Using the Taguchi method, the parameters affecting wear and the coefficient of friction of the AA2024 composite with B₄C were identified and ranked. It was concluded that the B₄C content primarily influences wear, whereas normal load is the key factor affecting CoF. Optimal combinations for minimizing wear include 10 wt.% B₄C, 1 N load, and 20 h milling time, while for minimizing CoF, the optimal parameters are 0 wt.% B₄C content, 10 N load, and 0 h milling time. ANOVA analysis confirmed the significant influence of these parameters on WL and CoF. The results of ANN prediction show that there is a good correlation between predicted and experimental values of wear loss and CoF. The application of ANNs for the optimization of wear loss and COF gives insights for future improvements in efficiency, cost reduction, and performance enhancement of various mechanical systems and components. With the use of ANN, researchers and engineers can unlock new insights and strategies for mitigating wear and friction in diverse applications.
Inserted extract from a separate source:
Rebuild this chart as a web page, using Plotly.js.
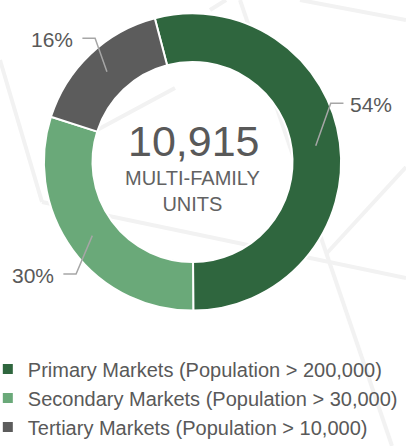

The findings of this study have significant implications for the development and optimization of aluminum base composites in various industrial applications. The enhanced wear resistance and optimized frictional properties of the AA2024 + B₄C composites suggest their potential use in high-stress environments such as automotive, aerospace, and manufacturing industries where material durability is critical. The ability to fine-tune the composite properties through controlled variations in B₄C content and milling time provides a versatile approach to meeting specific performance requirements. The reduction in wear and friction achieved through the optimal combinations of reinforcement and process parameters can lead to longer-lasting components, reduced maintenance costs, and improved overall system reliability. These improvements are particularly relevant in applications where minimizing downtime and extending the service life of components are essential. Moreover, the successful application of the Taguchi method and ANN predictions demonstrates the potential of these advanced statistical and computational tools in materials engineering. They offer a systematic and efficient way to explore and optimize complex material systems, paving the way for more informed and data-driven decisions in composite design and processing. In conclusion, this study not only advances the understanding of the tribological behavior of AA2024 + B₄C composites but also highlights the practical benefits and industrial relevance of these materials. The insights gained from this research can guide future studies and applications, contributing to the development of more durable and efficient materials for a wide range of technological applications.